Thoughts on crafting a winning mindset?
- We are psychosomatic beings. We have our head and body, and then our emotions.
- The key to crafting a winning mindset is to be very self aware of ourselves and emotions.
- You must be self-aware about how you are, what you hang-ups are, your strengths, weaknesses – the things that can sabotage of you.
- In order to craft a wining mindset, you must understand these things and learn to change or control them better.
- If you don’t know, ask those around you for feedback so you can grow.
What advice would you give to a new trader?
- Be prepared for the journey. It is going to take time to grow and learn and get used to.
- Be prepared to practice. Paper trade to start (broker accounts will let you trade with a fake money account).

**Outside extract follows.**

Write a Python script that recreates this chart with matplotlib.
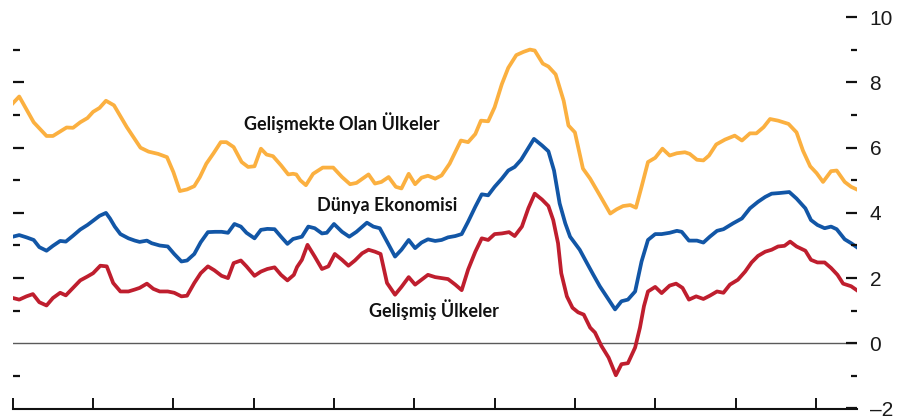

- Find your setup and your niche. It has to fit YOU.
- Find what you do well.
Best Quote: We are psychosomatic beings. The key to crafting a winning mindset is to be very self aware of ourselves and emotions. You must be self-aware about how you are, what you hang-ups are, your strengths, weaknesses – the things that can sabotage of you.
Ben's Misfit 3:
- Potential. We need to understand what the greatest potential is in our lives. To find fulfillment in our lives is to find our greatest potential – what we were made for.
- Problem. Solving problems is the most valuable thing that anyone wants. When someone has a problem, it brings them and you great joy to solve it for them. And the more problems you can solve for more people, the bigger your business.
- People. People work with you because they like you and they trust you. People will do business with you because they like and trust you and know you will deliver for them.